When I first spotted the ‘Scamping & Drawing’ class on the SCA Calendar a few days before, memories of a childhood spent hating arts & crafts came racing back. Like a 16th century, Salem-born man who harbours a deep-seeded jealousy for his brilliant wife, adept in herbology, I’ve always been suspicious of proficient sketchers. I lack patience for activities that I do not consider myself to be naturally skilled in – a terrible weakness, I know. SCA is changing me for the better in this sense, too. Yet, old habits die hard, and I’m a stubborn narcissist at heart. Where others see a blank sheet of A4 and a biro as an opportunity to bring their dreams one step closer to reality by conjuring them into form, all I can see are my inability to: draw in a straight line, sketch simple shapes, use a ruler, hold a pen the right way, and cut anything neatly. Like I said, it takes me back to 2003, the year I finally gave up this tantalising dance with my own mediocrity and turned to the path of the hardened novelist (I was 6).  

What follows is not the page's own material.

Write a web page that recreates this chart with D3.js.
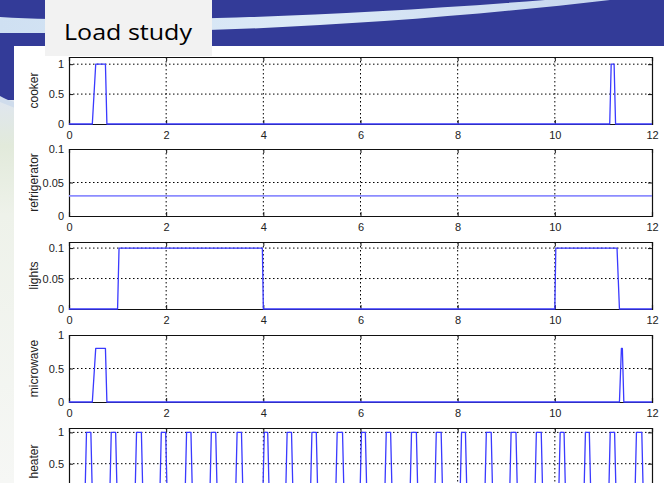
<!DOCTYPE html>
<html><head><meta charset="utf-8">
<script src="https://cdn.jsdelivr.net/npm/d3@7"></script>
<style>body{margin:0;background:#fff}svg{display:block}</style>
</head><body>
<script>
// ---- data ----
const xTicks = [0, 2, 4, 6, 8, 10, 12];
const panelNames = ["cooker", "refrigerator", "lights", "microwave", "heater"];
const yDomains = [[0, 1.12], [0, 0.1], [0, 0.11], [0, 1], [0, 1.07]];
const yTicks = [[0, 0.5, 1], [0, 0.05, 0.1], [0, 0.05, 0.1], [0, 0.5, 1], [0, 0.5, 1]];
const yTickLabels = [["0", "0.5", "1"], ["0", "0.05", "0.1"], ["0", "0.05", "0.1"], ["0", "0.5", "1"], ["0", "0.5", "1"]];

const cookerT = [0, 0.48, 0.55, 0.75, 0.78, 11.13, 11.16, 11.22, 11.25, 12];
const cookerV = [0, 0, 1, 1, 0, 0, 1, 1, 0, 0];
const fridgeT = [0, 12];
const fridgeV = [0.03, 0.03];
const lightsT = [0, 1.0, 1.03, 3.98, 4.0, 10.0, 10.02, 11.28, 11.33, 12];
const lightsV = [0, 0, 0.1, 0.1, 0, 0, 0.1, 0.1, 0, 0];
const microT = [0, 0.48, 0.55, 0.75, 0.78, 11.33, 11.37, 11.39, 11.42, 12];
const microV = [0, 0, 0.8, 0.8, 0, 0, 0.8, 0.8, 0, 0];
const heaterOn  = [0.33, 0.84, 1.36, 1.87, 2.39, 2.90, 3.43, 3.99, 4.46, 4.97, 5.49, 5.99, 6.50, 7.02, 7.53, 8.05, 8.56, 9.07, 9.59, 10.08, 10.60, 11.11, 11.65];
const heaterOff = [0.48, 0.99, 1.52, 2.02, 2.54, 3.05, 3.58, 4.12, 4.61, 5.12, 5.66, 6.13, 6.65, 7.18, 7.69, 8.19, 8.72, 9.23, 9.75, 10.22, 10.74, 11.26, 11.82];
const heaterLevel = 1;

// ---- build point lists ----
const zip = (T, V) => T.map((t, i) => [t, V[i]]);
const heaterPts = [[0, 0]];
heaterOn.forEach((on, i) => {
  const off = heaterOff[i];
  heaterPts.push([on, 0], [on + 0.03, heaterLevel], [off - 0.03, heaterLevel], [off, 0]);
});
heaterPts.push([12, 0]);
const series = [zip(cookerT, cookerV), zip(fridgeT, fridgeV), zip(lightsT, lightsV), zip(microT, microV), heaterPts];

// ---- layout ----
const W = 664, H = 483;
const svg = d3.select("body").append("svg").attr("width", W).attr("height", H);

// background decoration
svg.append("rect").attr("x", 0).attr("y", 0).attr("width", W).attr("height", 47).attr("fill", "#333b98");
svg.append("rect").attr("x", 0).attr("y", 46).attr("width", 15).attr("height", 60).attr("fill", "#333b98");
const defs = svg.append("defs");
const lg = defs.append("linearGradient").attr("id", "leftg").attr("x1", 0).attr("y1", 0).attr("x2", 0).attr("y2", 1);
lg.append("stop").attr("offset", "0").attr("stop-color", "#dfe6ef");
lg.append("stop").attr("offset", "0.12").attr("stop-color", "#e2eadb");
lg.append("stop").attr("offset", "0.3").attr("stop-color", "#eef2ea");
lg.append("stop").attr("offset", "1").attr("stop-color", "#f6f7f5");
svg.append("rect").attr("x", 0).attr("y", 100).attr("width", 15).attr("height", H - 100).attr("fill", "url(#leftg)");
svg.append("path").attr("d", "M0,96 C5,99 10,101 15,102 L15,108 C10,106 5,104 0,102 Z").attr("fill", "#cfdcec");
const sg = defs.append("linearGradient").attr("id", "swg").attr("x1", 0).attr("y1", 0).attr("x2", 1).attr("y2", 0);
sg.append("stop").attr("offset", "0").attr("stop-color", "#cfe0f2");
sg.append("stop").attr("offset", "0.5").attr("stop-color", "#dceaf7");
sg.append("stop").attr("offset", "1").attr("stop-color", "#c6d6ee");
svg.append("path")
  .attr("d", "M0,17 C120,24 330,17 545,0 L610,0 C420,22 230,34 0,33 Z")
  .attr("fill", "url(#swg)");
// white slide panel
svg.append("rect").attr("x", 14).attr("y", 46).attr("width", W - 14).attr("height", H - 46).attr("fill", "#ffffff");
// title box
svg.append("rect").attr("x", 45).attr("y", 0).attr("width", 167).attr("height", 56).attr("fill", "#f2f2f2");
svg.append("text").attr("x", 64).attr("y", 40).attr("font-family", "'Open Sans', sans-serif")
  .attr("font-size", 21).attr("font-weight", 400).attr("fill", "#000").attr("textLength", 128).attr("lengthAdjust", "spacingAndGlyphs")
  .text("Load study");

const left = 69, right = 652, panelH = 67;
const tops = [57, 149, 242, 335, 428];
const x = d3.scaleLinear().domain([0, 12]).range([left, right]);
const font = "'Liberation Sans', Arial, sans-serif";

panelNames.forEach((name, i) => {
  const top = tops[i], bottom = top + panelH;
  const y = d3.scaleLinear().domain(yDomains[i]).range([bottom, top]);
  const g = svg.append("g");
  const lastPanel = i === panelNames.length - 1;

  // grid
  const gx = xTicks.filter(t => x(t) > left + 1 && x(t) < right - 1);
  g.selectAll(".vg").data(gx).join("line")
    .attr("x1", d => x(d)).attr("x2", d => x(d)).attr("y1", top).attr("y2", bottom)
    .attr("stroke", "#000").attr("stroke-width", 1).attr("stroke-dasharray", "1.5,2.5");
  const gy = yTicks[i].filter(t => y(t) > top + 1 && y(t) < bottom - 1);
  g.selectAll(".hg").data(gy).join("line")
    .attr("x1", left).attr("x2", right).attr("y1", d => y(d)).attr("y2", d => y(d))
    .attr("stroke", "#000").attr("stroke-width", 1).attr("stroke-dasharray", "1.5,2.5");

  // axes (inward ticks on all four sides)
  const fmt = (d) => (y(d) > H - 6 ? "" : yTickLabels[i][yTicks[i].indexOf(d)]);
  const ax = [
    g.append("g").attr("transform", `translate(0,${bottom})`).call(d3.axisBottom(x).tickValues(xTicks).tickSize(-4).tickPadding(7)
      .tickFormat(lastPanel ? "" : d3.format("d"))),
    g.append("g").attr("transform", `translate(0,${top})`).call(d3.axisTop(x).tickValues(xTicks).tickSize(-4).tickFormat("")),
    g.append("g").attr("transform", `translate(${left},0)`).call(d3.axisLeft(y).tickValues(yTicks[i]).tickSize(-4).tickPadding(5).tickFormat(fmt)),
    g.append("g").attr("transform", `translate(${right},0)`).call(d3.axisRight(y).tickValues(yTicks[i]).tickSize(-4).tickFormat(""))
  ];
  ax.forEach(a => {
    a.selectAll("path.domain").attr("stroke", "#111").attr("stroke-width", 1.2);
    a.selectAll(".tick line").attr("stroke", "#111");
    a.selectAll("text").attr("font-family", font).attr("font-size", 11).attr("fill", "#222");
  });

  // data line
  g.append("path").datum(series[i])
    .attr("d", d3.line().x(d => x(d[0])).y(d => y(d[1])))
    .attr("fill", "none").attr("stroke", i === 1 ? "#8c8cff" : "#3a3aff")
    .attr("stroke-width", i === 1 ? 1.6 : 1.3).attr("stroke-linejoin", "round");

  // y label
  g.append("text").attr("transform", `translate(38,${(top + bottom) / 2}) rotate(-90)`)
    .attr("text-anchor", "middle").attr("font-family", font).attr("font-size", 12).attr("fill", "#222")
    .text(name);
});
</script>
</body></html>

“It’s the idea that makes them brilliant” – Garry reassured again, before taking out what looked like to me an enormous, unfillable, ridiculously large, sheet of white paper and divided us into two teams. I sheepishly made my way to join my team who promptly gathered round, we looked like eager ants surrounding a sugar cube. Armed with markers, Gary instructed us to draw anything that we associated with the term ‘ice cold’. The little hamster in my brain got on its wheel and started spinning away, working into movement one little cog at a time. While others dove in drawing whimsical drawings of penguins, igloos, tongues stuck to icicles, all I could think of was words – and they weren’t translating to images at all. One word associated with another at a good pace but any visual aid that came to mind was inconsequential because I couldn’t even begin to consider how I might render it. ‘I’m a beautiful mind limited by this flesh prison, curse my stubby stiff fingers’ I whined to myself. As I did, the sheet was already half full and all I had contributed was a crooked ice cube. My entire reputation is riding on this. Can’t think – must act scamp. 

The ice cube was a tough labour. For one, the angles of the cube, really all there is to drawing it, were totally disproportionate. To add insult to injury, there was already an ice cube on the page and it was WAY better than mine. I had to fight the urge to analyse my work as I made it, or worse, compare it to anyone else’s, and keep going. The fridge came next – half decent, at least you could guess what it was. Then, Gary pushed me a step further – ‘ok, now what would it look like if the freezer door was opened?’. OK, I have become Rambo and Eye of the Tiger is the soundtrack to my life. I make a smaller fridge with an open door; a few trays of ice are visible. My brain is starting to get lubricated – a narwhal, a skier, a bear, a cooler with beers in it, an ice fisher, an igloo, someone’s hand with a finger missing from frostbite, a fuzzy hat and mittens, a saber tooth tiger, a Woolly mammoth, all seamlessly follow. 

15 minutes fly by and our time is up. The other team returns to the room and we hang the sheets side by side, they had to draw words associated with Guinness. Oh, I get it now. Ice Cold Guinness. We come up with quick combinations after that as if it were easy – ‘what about if someone is ice fishing on a pint of Guinness? What about an igloo? A freezer shaped like Guinness, or maybe an ice lolly?’. 

What was my key take away from Gary’s masterclass and this exercise? If you forego judgement in the creative phase and you embrace ideas as they pour in, you are more likely to arrive to your desired outcome (or at least get close). On a fundamental level, I found this exercise of splitting concepts, associating images with words and finally marrying the visual language to sell a key message, in this case, ‘Ice Cold Guinness’, exceptionally useful. 

Needless to say, I have a new, profound appreciation for timed, quick sketching – it’s the idea that counts!